Mabel Pugh (1891-1986)
Mabel Pugh was a native of Morrisville, North Carolina. Mrs. Ruth Huntington Moore encouraged Pugh to study art at Peace Junior College in Raleigh. Mable Pugh went on to study at the Art Students’ League in New York, then in Philadelphia at the Pennsylvania Academy of Fine Arts. Mabel Pugh won the Cresson Traveling Scholarship in 1919 while at the Academy. This was her first opportunity to travel and sketch in Europe and she was there for four months.
When she returned from Europe, Pugh settled in New York. She began to work as a professional artist. Success followed soon. Her block prints began appearing on the covers of popular novels. Her illustrations were published in those same books. Then her paintings started to receive recognition at exhibitions. Publishers quickly recognized Mabel Pugh’s talent. Her illustrations were used in many magazines such as McCall’s, Ladies’ Home Journal, The Forum and The Survey Graphic. The artist won numerous exhibition awards at various venues including the Pennsylvania Academy of Fine Arts in 1920, the National Association of Women Painters and Sculptors in 1934. Mabel Pugh’s painting “My Mother” was included in the first New York World’s Fair. She wrote and illustrated “Little Carolina Bluebonnet” which was first published in 1933 by Crowell.

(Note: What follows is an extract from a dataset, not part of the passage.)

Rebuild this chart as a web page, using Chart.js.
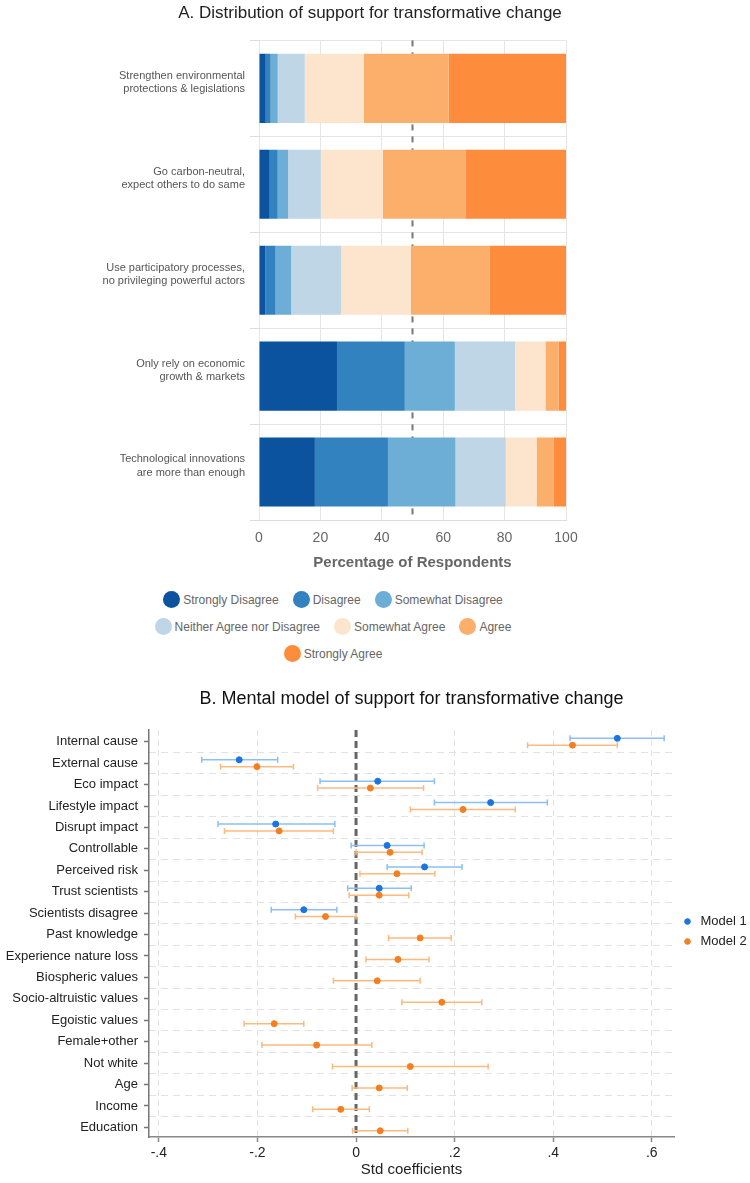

In 1926 Pugh exhibited a series of wood block prints in the International Print Makers Exhibition at Los Angeles. This series, done from sketches she made in Europe, received accolades from as far away as Australia. The director of the Museum of Fine Arts in Houston, Texas, purchased a piece and later hosted an exhibit of the artist’s prints at that museum. In 1931 the artist was recognized as a charter member of the North Carolina Association of Professional Artists, though already well established in New York City as a printmaker, painter and illustrator.
When her original art instructor Mrs. Moore passed away, Peace College in Raleigh asked Mabel to return and become head of the Art Department; she accepted the offer and moved back to her hometown of Morrisville in 1938. Pugh continued to publish her illustrations and retired from Peace College in 1960, so she could devote all of her energy to her creative endeavors.